The Story
Why it exists.
The beginning
Aurum belongs to the Santa Maria Maggiore collection, a group of fragrances named for one of Rome's four Papal Basilicas. The Basilica di Santa Maria Maggiore houses the relic of the Holy Cradle and is known for its golden mosaics depicting the journey of the Magi, the mystery of the Nativity rendered in gold leaf and stone. Bosetti Tonatto drew directly from that imagery. Incense and myrrh, the two oldest aromatic materials in Western ritual, became the structural heart of the composition. Not as metaphor. As architecture. The scent translates the atmosphere of that sacred space into something wearable: warm, resinous, contemplative, anchored in gold.

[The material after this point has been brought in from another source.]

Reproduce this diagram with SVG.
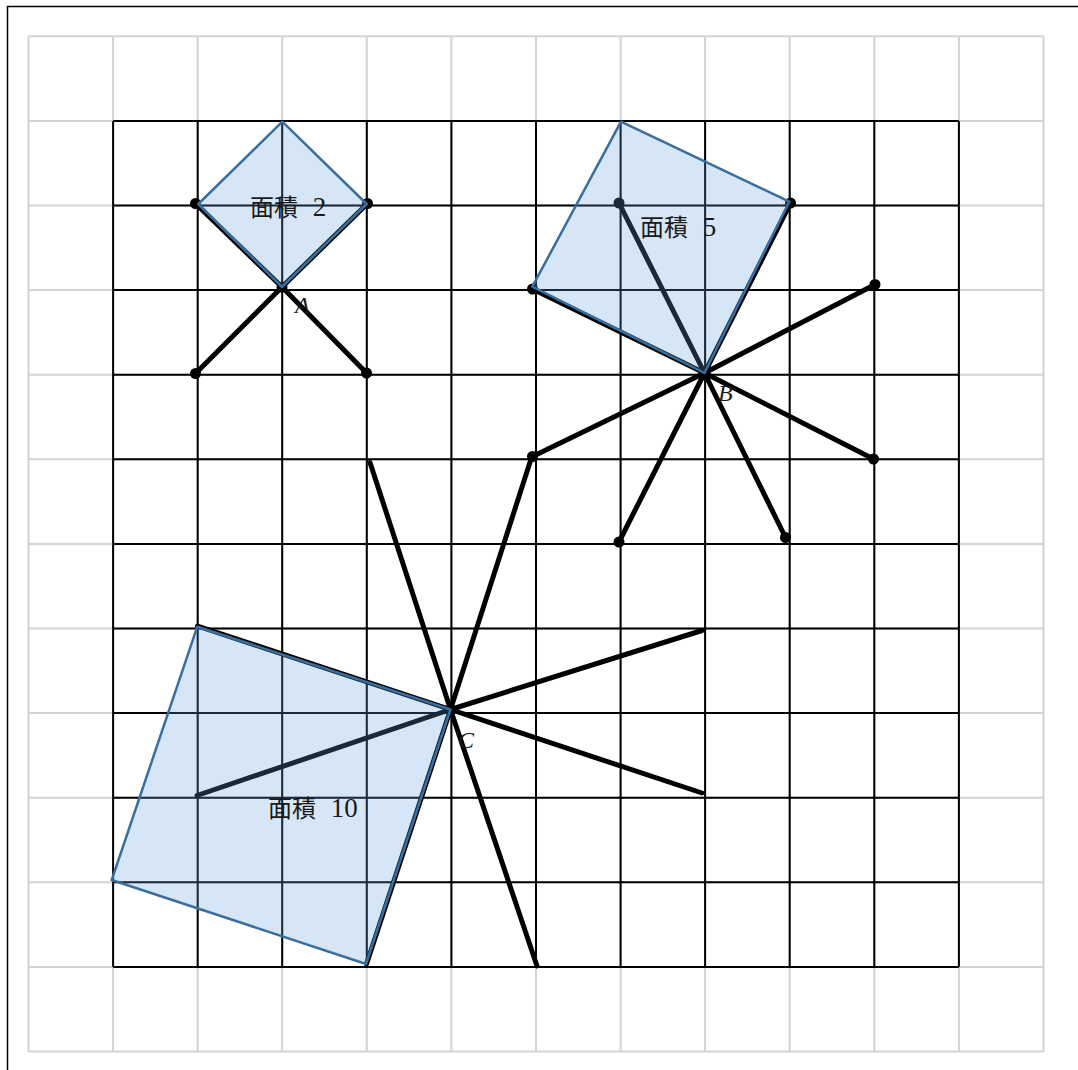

Incense and myrrh together is a structurally simple pairing. That simplicity is the point. When two materials carry this much weight, they need room to breathe, to reveal themselves fully without competition. No bright citrus to open. No flashy floral heart. Just smoke, resin, warmth, and time. The result is a fragrance that reads as ancient without smelling dated, because the execution belongs to a modern Roman perfumer who understands exactly how much of each material the composition needs.
The evolution
The opening arrives with quiet authority. Incense smoke curls upward, cool and mineral, before settling into a warmer register where myrrh begins to deepen and sweeten. The amber accord builds in the background, adding a resinous warmth that makes the whole composition feel skin-close rather than theatrical. By the heart phase, the two materials have become inseparable, smoke warming against resin, each amplifying the other. The drydown is the tell: myrrh lingers longest, a faintly sweet, almost balsamic warmth that stays close to the skin for hours after the smoke has softened into memory.
Cultural impact
Aurum draws from an ancient tradition of resin burning that spans centuries of spiritual practice. Incense and myrrh have been central to religious ceremonies across multiple cultures, from Egyptian temple rites to Roman Catholic liturgies. The fragrance channels this heritage into a modern composition, connecting wearers to ritual practices that predate modern perfumery by millennia. Saffron adds a precious, trade-route dimension, referencing the ancient exchanges between East and West that brought luxury materials across continents.